Republican political consultant Roger Austin of Gainesville said “this thing is definitely do-able for Marco” if he can raise money for TV ads and get Crist into some debates. Rubio has called for 10 meetings with Crist, who has brushed him off.
“This is going to be a lot more of a race than many people think,” said Austin. “The Democrats have definitely tried to marginalize the tea-party people and the town-hall meetings, but I don’t know to what extent the Republican leadership has done so. Appealing to them is a smart move on his (Rubio’s) part.”
‘Real people’
In his standard stump speech, Rubio says he’s running on principle. He doesn’t accuse Crist of compromising or waffling, but it’s impossible not to know whom he’s talking about when he says “Republicans have had too many people run like Ronald Reagan and govern like Jimmy Carter.”
Rubio, 38, is a West Miami attorney who was elected to the House in 2000 and became the first Hispanic speaker 2007-08. His parents fled Castro’s Cuba, and Rubio opens many speeches by stressing that he grew up knowing what it means “when government picks the winners and losers” in an economy.
“I’m willing to lose elections over my principles,” he says. Although casino gambling polls about 68 percent in his district, Rubio said, he is adamantly against it — just as he opposes abortion, “even if 100 percent of my constituents were for it.”
Rubio said his party’s leaders are badly under estimating the tea party protestors and town hall meeting critics. He sees them as his base.
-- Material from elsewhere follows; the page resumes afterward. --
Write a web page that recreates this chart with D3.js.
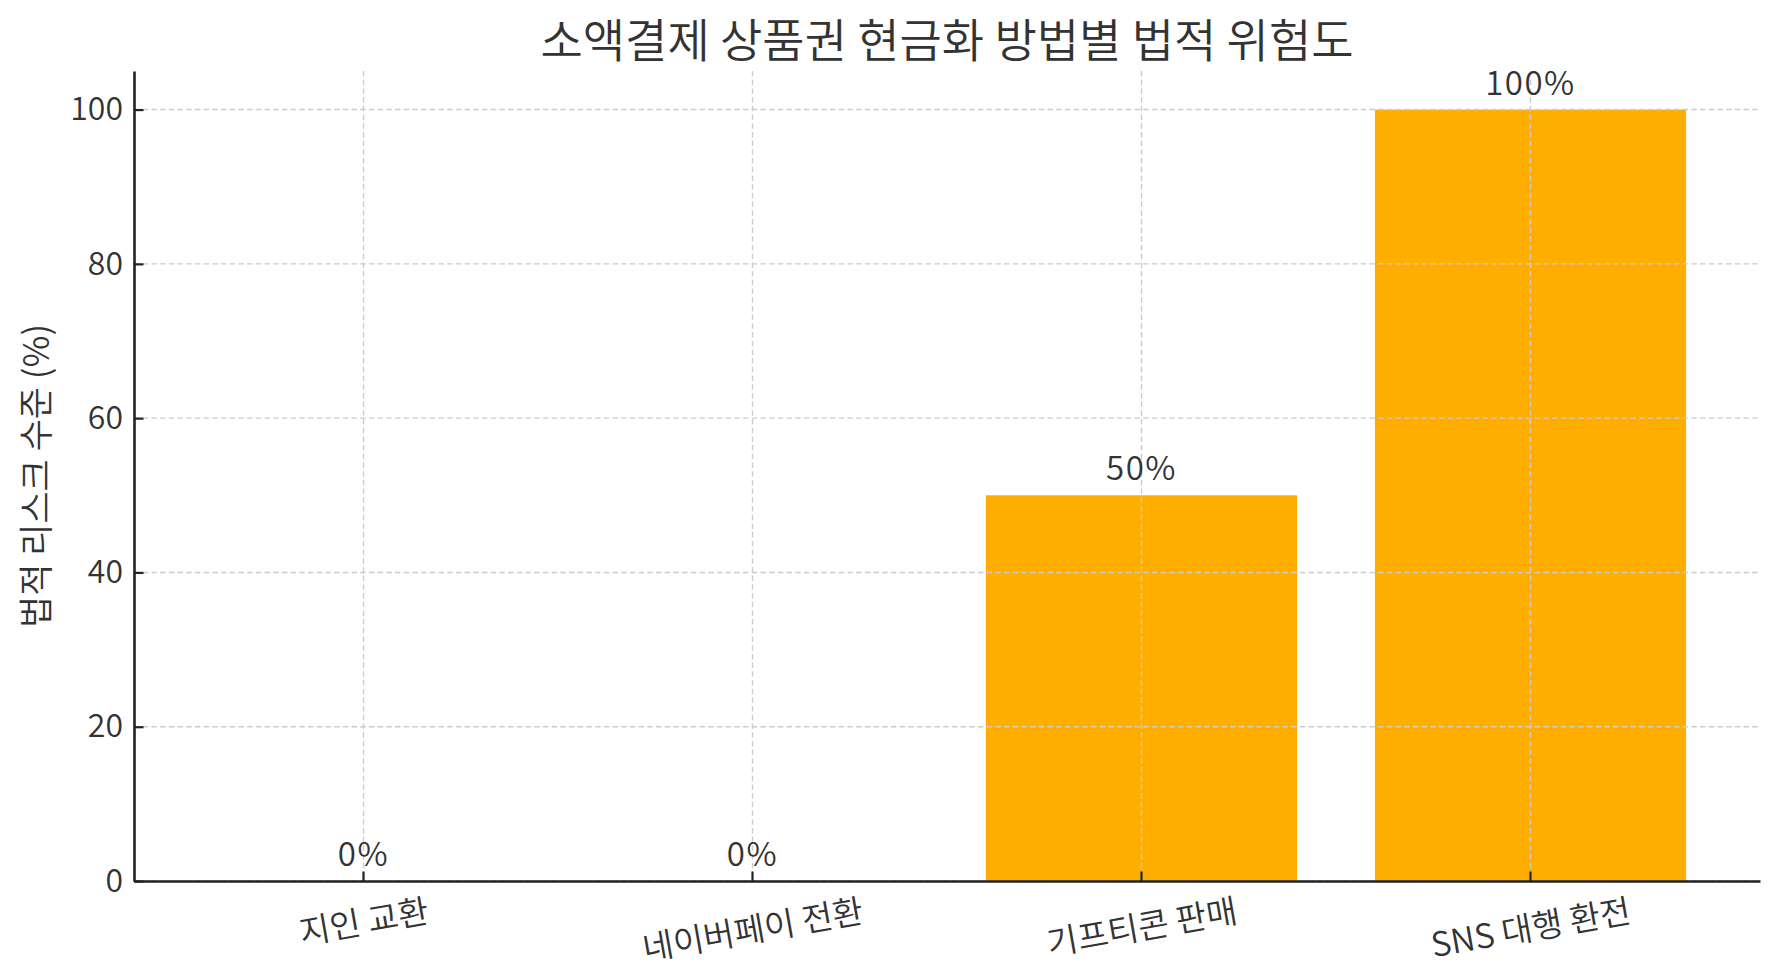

“They don’t think that these are real people,” he said of Greer, Crist and the congressional leadership. “They’re so insulated. Never has our political class been more insulated from the real lives of real people.”
Marco Rubio Criticizes Governor
September 3, 2009 at 7:44 am | Posted in 1 | Leave a comment
Marco Rubio Criticizes Governor
Ex-speaker of Florida House addresses Lakeland Republicans.
Ledger POLITICAL EDITOR
Last Modified: Wednesday, September 2, 2009 at 10:00 p.m.
LAKELAND | If Marco Rubio’s appearance in Lakeland on Wednesday is any indication of his support in his campaign for the U.S. Senate then Gov. Charlie Crist had better take notice.
Rubio, the former speaker of the Florida House who is challenging Crist for the Republican nomination, addressed a Lakeland Republican Club luncheon at Cleveland Heights Golf Course. The crowd that was expected to be about 160 grew to a little more than 190 and gave him three standing ovations.
His main message, to the audience and during an interview with The Ledger, was that Republicans should elect members of Congress who will stand up uncompromisingly to the “radical” economic policies of the administration of President Barack Obama. He implied that Crist wouldn’t do that.
Rubio, 38, said the state and national Republican hierarchy’s endorsement of Crist means little in the primary race.
“That has no negative impact. I am not new to politics,” he said. “We are showing the voters the choice they have.”
“Republicans are looking for someone to stand up to the most radical voice in Washington in American history, someone who is credible to Republican principles, and someone who understands that the Republicans of Florida are the natural home of alternative policies that are closer to what the country wants,” he said in his Ledger interview.
Rubio said he was disappointed in Crist’s choice of George Lemieux, the governor’s former chief of staff, to fill out the unexpired term of U.S. Sen. Mel Martinez. He questioned whether “the governor’s best friend” was the best choice out of 4 million Florida Republicans.
He said he wants a debate with Crist, but said a year before the Republican primary, the Crist campaign is saying the governor doesn’t have the time for a debate.
Rubio cited Crist’s support for Obama’s stimulus package, his support for ”cap-and-trade” energy policy and his appointment to the Florida Supreme Court of James E.C. Perry, who Rubio called a radical. He said those stands show Crist doesn’t deserve Republican votes.
He also criticized Crist for what he said was a violation of his no-tax pledge by supporting large fee increases including the new, larger driver license fee.
“I think there has never been a bigger disconnect between the rank-and-file Republicans and the party leaders at the state and national level,” Rubio said.
He referred to radical policies of the Democratic Congress and administration, but explained to the audience that he was speaking of the economy.
“Let me be clear, this is not going to become Cuba or Angola. The American people will never allow that, but what makes America unique among nations is being lost,” he said.
And Republicans are to blame as well as Democrats, he said.
“Republicans in Washington are guilty. By 2001 Republicans were in control, but no tax reform, no fair tax. I say to them, you ran as Ronald Reagan and you governed as Lyndon Johnson,” he said to claps of approval from the audience.
He took issue with Crist’s support of the Obama stimulus plan and the governor’s statement that the stimulus money is Floridian’s tax money coming back home.
“I’ve got news for you,” Rubio said. “That’s not our tax money; they spent that 10 years ago.
“That’s Chinese money,” he said referring to loans from Chinese banks to the U.S. government. “More importantly that’s my 9-year-old daughter’s money.”
The program has gone much farther than most Americans had expected, he said.
“America accepted government spending because it was scared. It now has become a radical attempt to change the economy. Our (Republicans) only chance of success is to have alternatives not just to be the opposition,” he said.
One of those important alternatives, he said, is the fair or flat tax on income.
Rubio told his audience that health care reform may come in increments and that Republicans cannot take pride that they may stop half of the program this year.
“If they just set up the architecture this year, they will then come back each time until they achieve what I believe is their ultimate goal, a single-payer health insurance system,” he said.
Backers of health care reforms in the Senate Finance Committee have said that they do not intend to create a single-payer system, but to protect choices within the reform bill.
In his interview with The Ledger, Rubio said some straw polls of county Republican executive committees, which are being pushed by conservative organizations, have shown him winning handily over Crist.